— Start Provided data —

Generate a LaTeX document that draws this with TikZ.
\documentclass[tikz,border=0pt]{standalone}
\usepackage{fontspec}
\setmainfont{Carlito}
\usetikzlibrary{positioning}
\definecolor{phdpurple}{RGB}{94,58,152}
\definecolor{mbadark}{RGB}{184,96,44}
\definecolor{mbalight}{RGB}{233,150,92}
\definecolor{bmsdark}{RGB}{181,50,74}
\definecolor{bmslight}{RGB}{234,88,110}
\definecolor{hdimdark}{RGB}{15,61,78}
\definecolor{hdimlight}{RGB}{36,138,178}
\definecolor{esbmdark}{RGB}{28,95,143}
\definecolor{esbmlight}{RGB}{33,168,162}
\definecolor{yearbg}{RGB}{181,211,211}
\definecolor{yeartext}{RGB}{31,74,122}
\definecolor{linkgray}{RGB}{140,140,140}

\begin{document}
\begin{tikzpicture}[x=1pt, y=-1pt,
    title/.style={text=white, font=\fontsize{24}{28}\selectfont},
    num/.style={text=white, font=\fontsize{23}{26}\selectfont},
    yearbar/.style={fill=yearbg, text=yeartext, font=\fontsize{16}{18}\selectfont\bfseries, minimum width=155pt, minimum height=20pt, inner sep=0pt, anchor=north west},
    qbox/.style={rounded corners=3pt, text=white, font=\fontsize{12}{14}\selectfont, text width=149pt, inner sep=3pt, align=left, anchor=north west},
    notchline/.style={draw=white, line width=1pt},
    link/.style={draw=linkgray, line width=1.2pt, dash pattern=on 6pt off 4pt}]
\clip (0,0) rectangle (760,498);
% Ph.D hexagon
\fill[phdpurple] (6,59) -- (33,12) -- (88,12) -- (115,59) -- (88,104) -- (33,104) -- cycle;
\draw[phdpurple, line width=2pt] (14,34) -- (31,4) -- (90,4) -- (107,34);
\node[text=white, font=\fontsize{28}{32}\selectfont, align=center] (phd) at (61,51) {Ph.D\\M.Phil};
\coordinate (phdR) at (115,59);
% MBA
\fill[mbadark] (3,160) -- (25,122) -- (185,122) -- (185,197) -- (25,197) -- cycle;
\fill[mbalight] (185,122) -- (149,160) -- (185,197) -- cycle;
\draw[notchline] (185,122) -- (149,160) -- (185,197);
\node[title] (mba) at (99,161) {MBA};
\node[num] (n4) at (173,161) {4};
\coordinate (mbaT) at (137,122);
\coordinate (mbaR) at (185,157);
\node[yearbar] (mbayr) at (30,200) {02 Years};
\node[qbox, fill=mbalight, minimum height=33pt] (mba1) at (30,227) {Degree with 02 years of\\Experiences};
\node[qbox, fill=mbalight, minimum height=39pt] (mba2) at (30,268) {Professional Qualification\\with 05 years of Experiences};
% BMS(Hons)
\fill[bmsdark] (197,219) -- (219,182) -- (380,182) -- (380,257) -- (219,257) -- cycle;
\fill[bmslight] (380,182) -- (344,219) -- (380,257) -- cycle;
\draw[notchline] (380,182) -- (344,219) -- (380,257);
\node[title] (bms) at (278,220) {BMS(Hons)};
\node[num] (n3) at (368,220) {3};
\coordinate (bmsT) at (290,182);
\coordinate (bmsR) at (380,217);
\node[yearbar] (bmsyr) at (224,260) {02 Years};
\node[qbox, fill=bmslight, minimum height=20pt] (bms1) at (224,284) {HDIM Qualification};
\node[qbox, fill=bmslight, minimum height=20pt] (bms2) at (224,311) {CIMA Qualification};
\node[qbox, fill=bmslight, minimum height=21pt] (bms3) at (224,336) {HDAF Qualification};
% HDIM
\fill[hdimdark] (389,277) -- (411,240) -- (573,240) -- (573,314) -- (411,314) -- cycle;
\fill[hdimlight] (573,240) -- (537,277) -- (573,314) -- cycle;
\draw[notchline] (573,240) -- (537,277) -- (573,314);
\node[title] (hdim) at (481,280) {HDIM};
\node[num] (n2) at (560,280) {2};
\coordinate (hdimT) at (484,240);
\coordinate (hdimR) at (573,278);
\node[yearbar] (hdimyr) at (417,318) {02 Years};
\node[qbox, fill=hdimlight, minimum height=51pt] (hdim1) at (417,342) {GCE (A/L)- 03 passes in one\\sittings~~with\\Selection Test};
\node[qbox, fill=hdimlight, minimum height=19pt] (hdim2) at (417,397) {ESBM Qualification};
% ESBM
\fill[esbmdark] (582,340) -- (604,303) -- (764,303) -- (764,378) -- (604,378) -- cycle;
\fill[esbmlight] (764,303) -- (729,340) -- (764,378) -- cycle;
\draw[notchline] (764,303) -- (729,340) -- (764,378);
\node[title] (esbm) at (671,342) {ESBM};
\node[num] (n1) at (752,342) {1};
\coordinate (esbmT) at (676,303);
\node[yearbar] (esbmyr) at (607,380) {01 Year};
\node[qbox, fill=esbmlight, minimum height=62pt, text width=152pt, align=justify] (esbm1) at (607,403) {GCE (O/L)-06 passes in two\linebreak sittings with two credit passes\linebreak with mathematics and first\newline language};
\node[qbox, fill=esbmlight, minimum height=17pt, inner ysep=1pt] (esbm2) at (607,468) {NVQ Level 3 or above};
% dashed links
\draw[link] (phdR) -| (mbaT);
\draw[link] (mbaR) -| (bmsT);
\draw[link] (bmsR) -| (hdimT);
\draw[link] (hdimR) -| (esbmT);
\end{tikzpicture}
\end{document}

— End Provided data —

- [Required work]: Write the listing out again, exactly as shown above.

- [Answer to the exercise]:
Generate a LaTeX document that draws this with TikZ.
\documentclass[tikz,border=0pt]{standalone}
\usepackage{fontspec}
\setmainfont{Carlito}
\usetikzlibrary{positioning}
\definecolor{phdpurple}{RGB}{94,58,152}
\definecolor{mbadark}{RGB}{184,96,44}
\definecolor{mbalight}{RGB}{233,150,92}
\definecolor{bmsdark}{RGB}{181,50,74}
\definecolor{bmslight}{RGB}{234,88,110}
\definecolor{hdimdark}{RGB}{15,61,78}
\definecolor{hdimlight}{RGB}{36,138,178}
\definecolor{esbmdark}{RGB}{28,95,143}
\definecolor{esbmlight}{RGB}{33,168,162}
\definecolor{yearbg}{RGB}{181,211,211}
\definecolor{yeartext}{RGB}{31,74,122}
\definecolor{linkgray}{RGB}{140,140,140}

\begin{document}
\begin{tikzpicture}[x=1pt, y=-1pt,
    title/.style={text=white, font=\fontsize{24}{28}\selectfont},
    num/.style={text=white, font=\fontsize{23}{26}\selectfont},
    yearbar/.style={fill=yearbg, text=yeartext, font=\fontsize{16}{18}\selectfont\bfseries, minimum width=155pt, minimum height=20pt, inner sep=0pt, anchor=north west},
    qbox/.style={rounded corners=3pt, text=white, font=\fontsize{12}{14}\selectfont, text width=149pt, inner sep=3pt, align=left, anchor=north west},
    notchline/.style={draw=white, line width=1pt},
    link/.style={draw=linkgray, line width=1.2pt, dash pattern=on 6pt off 4pt}]
\clip (0,0) rectangle (760,498);
% Ph.D hexagon
\fill[phdpurple] (6,59) -- (33,12) -- (88,12) -- (115,59) -- (88,104) -- (33,104) -- cycle;
\draw[phdpurple, line width=2pt] (14,34) -- (31,4) -- (90,4) -- (107,34);
\node[text=white, font=\fontsize{28}{32}\selectfont, align=center] (phd) at (61,51) {Ph.D\\M.Phil};
\coordinate (phdR) at (115,59);
% MBA
\fill[mbadark] (3,160) -- (25,122) -- (185,122) -- (185,197) -- (25,197) -- cycle;
\fill[mbalight] (185,122) -- (149,160) -- (185,197) -- cycle;
\draw[notchline] (185,122) -- (149,160) -- (185,197);
\node[title] (mba) at (99,161) {MBA};
\node[num] (n4) at (173,161) {4};
\coordinate (mbaT) at (137,122);
\coordinate (mbaR) at (185,157);
\node[yearbar] (mbayr) at (30,200) {02 Years};
\node[qbox, fill=mbalight, minimum height=33pt] (mba1) at (30,227) {Degree with 02 years of\\Experiences};
\node[qbox, fill=mbalight, minimum height=39pt] (mba2) at (30,268) {Professional Qualification\\with 05 years of Experiences};
% BMS(Hons)
\fill[bmsdark] (197,219) -- (219,182) -- (380,182) -- (380,257) -- (219,257) -- cycle;
\fill[bmslight] (380,182) -- (344,219) -- (380,257) -- cycle;
\draw[notchline] (380,182) -- (344,219) -- (380,257);
\node[title] (bms) at (278,220) {BMS(Hons)};
\node[num] (n3) at (368,220) {3};
\coordinate (bmsT) at (290,182);
\coordinate (bmsR) at (380,217);
\node[yearbar] (bmsyr) at (224,260) {02 Years};
\node[qbox, fill=bmslight, minimum height=20pt] (bms1) at (224,284) {HDIM Qualification};
\node[qbox, fill=bmslight, minimum height=20pt] (bms2) at (224,311) {CIMA Qualification};
\node[qbox, fill=bmslight, minimum height=21pt] (bms3) at (224,336) {HDAF Qualification};
% HDIM
\fill[hdimdark] (389,277) -- (411,240) -- (573,240) -- (573,314) -- (411,314) -- cycle;
\fill[hdimlight] (573,240) -- (537,277) -- (573,314) -- cycle;
\draw[notchline] (573,240) -- (537,277) -- (573,314);
\node[title] (hdim) at (481,280) {HDIM};
\node[num] (n2) at (560,280) {2};
\coordinate (hdimT) at (484,240);
\coordinate (hdimR) at (573,278);
\node[yearbar] (hdimyr) at (417,318) {02 Years};
\node[qbox, fill=hdimlight, minimum height=51pt] (hdim1) at (417,342) {GCE (A/L)- 03 passes in one\\sittings~~with\\Selection Test};
\node[qbox, fill=hdimlight, minimum height=19pt] (hdim2) at (417,397) {ESBM Qualification};
% ESBM
\fill[esbmdark] (582,340) -- (604,303) -- (764,303) -- (764,378) -- (604,378) -- cycle;
\fill[esbmlight] (764,303) -- (729,340) -- (764,378) -- cycle;
\draw[notchline] (764,303) -- (729,340) -- (764,378);
\node[title] (esbm) at (671,342) {ESBM};
\node[num] (n1) at (752,342) {1};
\coordinate (esbmT) at (676,303);
\node[yearbar] (esbmyr) at (607,380) {01 Year};
\node[qbox, fill=esbmlight, minimum height=62pt, text width=152pt, align=justify] (esbm1) at (607,403) {GCE (O/L)-06 passes in two\linebreak sittings with two credit passes\linebreak with mathematics and first\newline language};
\node[qbox, fill=esbmlight, minimum height=17pt, inner ysep=1pt] (esbm2) at (607,468) {NVQ Level 3 or above};
% dashed links
\draw[link] (phdR) -| (mbaT);
\draw[link] (mbaR) -| (bmsT);
\draw[link] (bmsR) -| (hdimT);
\draw[link] (hdimR) -| (esbmT);
\end{tikzpicture}
\end{document}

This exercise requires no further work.